I've been watching the US Pro Cycling Challenge in Colorado this week, like all of you cycling fans (you know who you are), and it has been a most satisfying experience.  First, we had a world class field for a US stage race, including Cadel Evans, Andy and Frank Schleck, Ivan Basso, etc., as well as the cream of US cycling like Levi Leipheimer, George Hincapie, Christian Vande Velde, Dave Zabriske, etc.  Second, the racing took place in *real* mountains - one stage had two passes over 12,000 feet! - and featured amazing scenery and cute towns to rival anything in Europe.  And third, there was some great cycle racing, with the final top five separated by less than a minute.  Oh yeah, and fourth, we had Phil Liggett and Paul Sherwin on hand to commentate for Versus daily coverage.  Excellent.

The first stage was a short prologue just outside Colorado Springs, a downhill sprint won by HTC's Patrick Gretsch.  It was too short to create meaningful time gaps, but it did provide entertainment.

Stage one was interesting, with a long uphill finish in Crested Butte.  Levi Leipheimer outsprinted the world-class field to take the stage and the overall lead.  Impressive, he was clearly acclimated to the altitude after recently winning the Tour of Utah.  Frank Schleck was third, and Cadel Evans fourth, followed by Christian Vande Velde.  Also up there was Tejay Van Garderen.

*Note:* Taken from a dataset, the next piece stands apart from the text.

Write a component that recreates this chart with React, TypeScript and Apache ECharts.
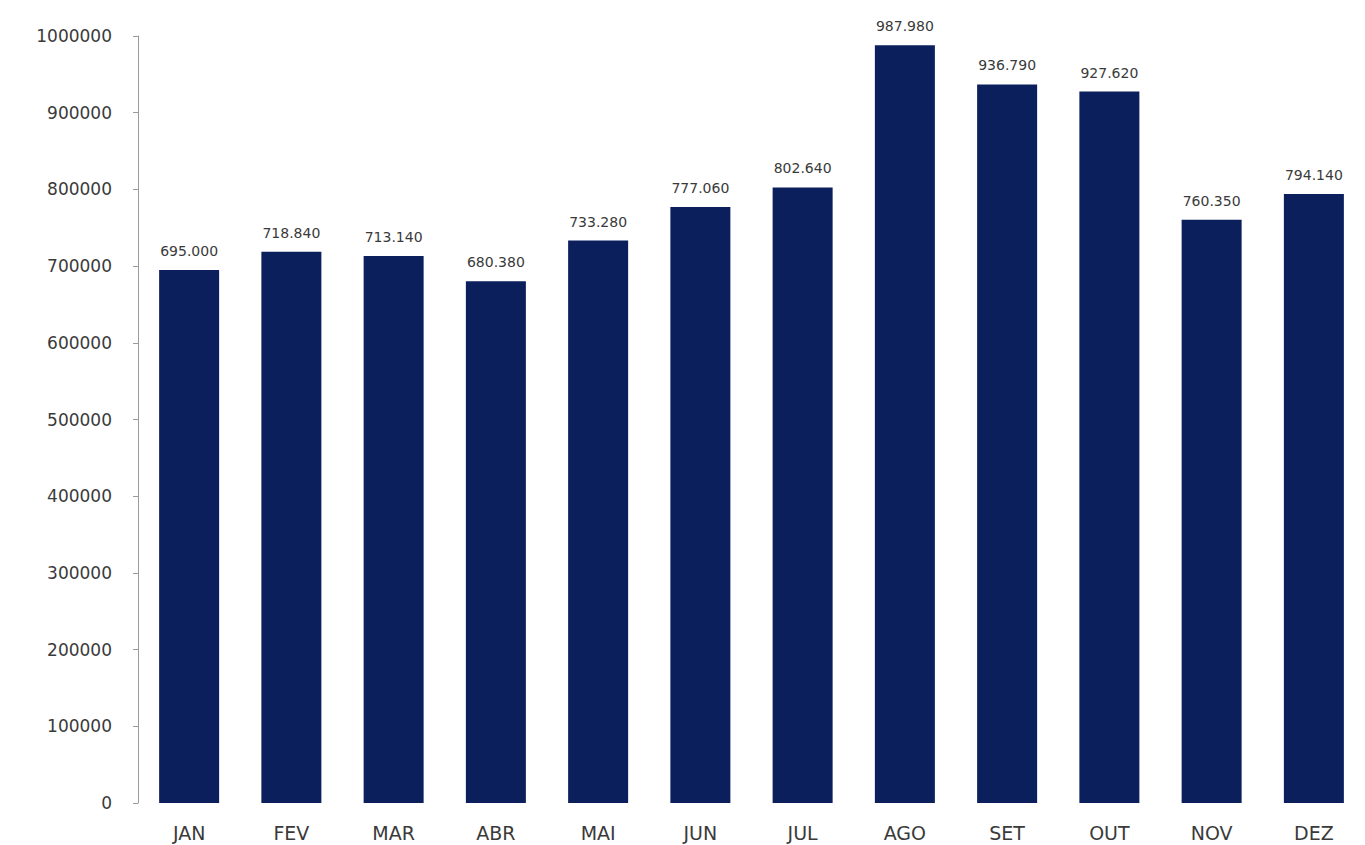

Next up was the "queen stage", finishing in Aspen, and George Hincapie outsprinted the rest of a breakaway to win!  Tejay Van Garderen took over the lead, with George second and Tom Danielson third.  What a feel-good story this was, huh?  Levi lost time on the final descent and dropped to fourth.  It was great mountain racing.

Vail hosted stage three, an individual time trial straight up Ten Mile Road.  The pros took around half an hour to ride ten miles, so you know there was climbing involved :)  Levi Leipheimer won by less than a second over Christian Vande Velde to retake the overall lead.

Stage four was the first "sprint" stage, mostly downhill into Steamboat Springs, and Liquigas lead out Elia Viviani perfectly for the win.  The GC was unchanged in a relatively undramatic race.

Breckenridge saw the most interesting stage of the whole race, with a serious breakaway comprising Andy Schleck, Ivan Basso, Lawrence Ten Dam, and Tom Peterson clear by four minutes with eight miles to go.  One measly cat 3 climb was left.  Everyone thought someone in the break would win, and there would be attacks back in the Peloton as Garmin tried to get Vande Velde and/or Danielson time on Leipheimer.  So Schleck attacked the break, was pulled back, the break played with themselves, and were caught less than half a mile from the finish.  Viviani ended up outsprinting the field to win, and Schleck, Basso, and Van Dam were left to wonder what might have been, while Levi's lead looked safe.

In the final stage into Denver, another field sprint, Daniel Oss won, and Levi was crowned with the GC title.  It's pretty cool that with Vande Velde second, Van Garderen third, Danielson fourth, and Hincapie fifth US riders took the entire top five, despite all the foreign heavyweights who came over to race.  Should be great next year and for many to come!